# [RAW DATA]
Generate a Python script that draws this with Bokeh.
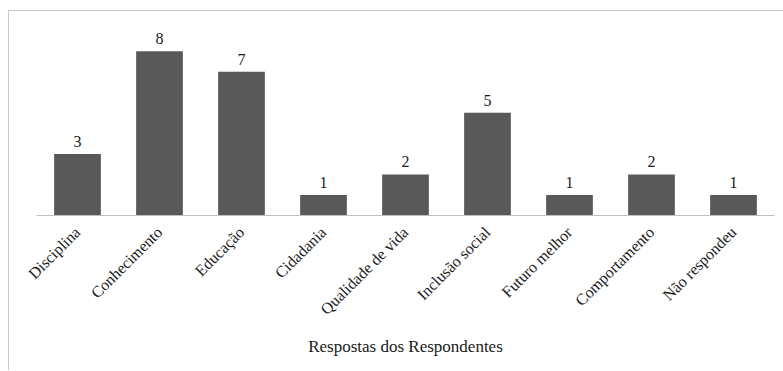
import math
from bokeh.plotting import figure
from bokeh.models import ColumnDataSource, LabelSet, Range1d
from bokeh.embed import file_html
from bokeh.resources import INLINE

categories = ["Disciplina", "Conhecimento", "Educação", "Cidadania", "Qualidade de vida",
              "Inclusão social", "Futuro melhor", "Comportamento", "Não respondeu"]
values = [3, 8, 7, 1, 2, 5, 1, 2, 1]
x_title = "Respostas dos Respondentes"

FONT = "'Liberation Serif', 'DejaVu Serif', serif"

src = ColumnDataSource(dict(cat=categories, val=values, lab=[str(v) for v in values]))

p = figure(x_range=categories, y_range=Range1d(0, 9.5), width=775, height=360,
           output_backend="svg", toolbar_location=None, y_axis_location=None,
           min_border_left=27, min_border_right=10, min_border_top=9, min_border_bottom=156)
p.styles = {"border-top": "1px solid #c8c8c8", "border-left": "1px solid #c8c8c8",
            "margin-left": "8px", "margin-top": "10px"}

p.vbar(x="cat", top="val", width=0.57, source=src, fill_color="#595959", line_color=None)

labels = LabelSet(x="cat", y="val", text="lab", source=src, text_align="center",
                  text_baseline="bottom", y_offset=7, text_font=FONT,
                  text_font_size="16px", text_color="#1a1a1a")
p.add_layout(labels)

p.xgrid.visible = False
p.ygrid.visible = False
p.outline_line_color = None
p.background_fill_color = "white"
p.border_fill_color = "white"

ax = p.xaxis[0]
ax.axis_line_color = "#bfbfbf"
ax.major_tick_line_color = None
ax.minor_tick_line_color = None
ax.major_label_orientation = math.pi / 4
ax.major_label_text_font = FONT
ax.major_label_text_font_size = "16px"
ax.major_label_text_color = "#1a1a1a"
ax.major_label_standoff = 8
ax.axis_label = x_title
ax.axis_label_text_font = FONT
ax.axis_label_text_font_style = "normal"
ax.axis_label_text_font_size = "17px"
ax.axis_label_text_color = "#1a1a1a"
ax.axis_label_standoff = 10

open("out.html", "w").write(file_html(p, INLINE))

# [SET TASK]
Replicate the material above verbatim; images stay out of the copy.

# [RESPONSE TO THE EXERCISE]
Generate a Python script that draws this with Bokeh.
import math
from bokeh.plotting import figure
from bokeh.models import ColumnDataSource, LabelSet, Range1d
from bokeh.embed import file_html
from bokeh.resources import INLINE

categories = ["Disciplina", "Conhecimento", "Educação", "Cidadania", "Qualidade de vida",
              "Inclusão social", "Futuro melhor", "Comportamento", "Não respondeu"]
values = [3, 8, 7, 1, 2, 5, 1, 2, 1]
x_title = "Respostas dos Respondentes"

FONT = "'Liberation Serif', 'DejaVu Serif', serif"

src = ColumnDataSource(dict(cat=categories, val=values, lab=[str(v) for v in values]))

p = figure(x_range=categories, y_range=Range1d(0, 9.5), width=775, height=360,
           output_backend="svg", toolbar_location=None, y_axis_location=None,
           min_border_left=27, min_border_right=10, min_border_top=9, min_border_bottom=156)
p.styles = {"border-top": "1px solid #c8c8c8", "border-left": "1px solid #c8c8c8",
            "margin-left": "8px", "margin-top": "10px"}

p.vbar(x="cat", top="val", width=0.57, source=src, fill_color="#595959", line_color=None)

labels = LabelSet(x="cat", y="val", text="lab", source=src, text_align="center",
                  text_baseline="bottom", y_offset=7, text_font=FONT,
                  text_font_size="16px", text_color="#1a1a1a")
p.add_layout(labels)

p.xgrid.visible = False
p.ygrid.visible = False
p.outline_line_color = None
p.background_fill_color = "white"
p.border_fill_color = "white"

ax = p.xaxis[0]
ax.axis_line_color = "#bfbfbf"
ax.major_tick_line_color = None
ax.minor_tick_line_color = None
ax.major_label_orientation = math.pi / 4
ax.major_label_text_font = FONT
ax.major_label_text_font_size = "16px"
ax.major_label_text_color = "#1a1a1a"
ax.major_label_standoff = 8
ax.axis_label = x_title
ax.axis_label_text_font = FONT
ax.axis_label_text_font_style = "normal"
ax.axis_label_text_font_size = "17px"
ax.axis_label_text_color = "#1a1a1a"
ax.axis_label_standoff = 10

open("out.html", "w").write(file_html(p, INLINE))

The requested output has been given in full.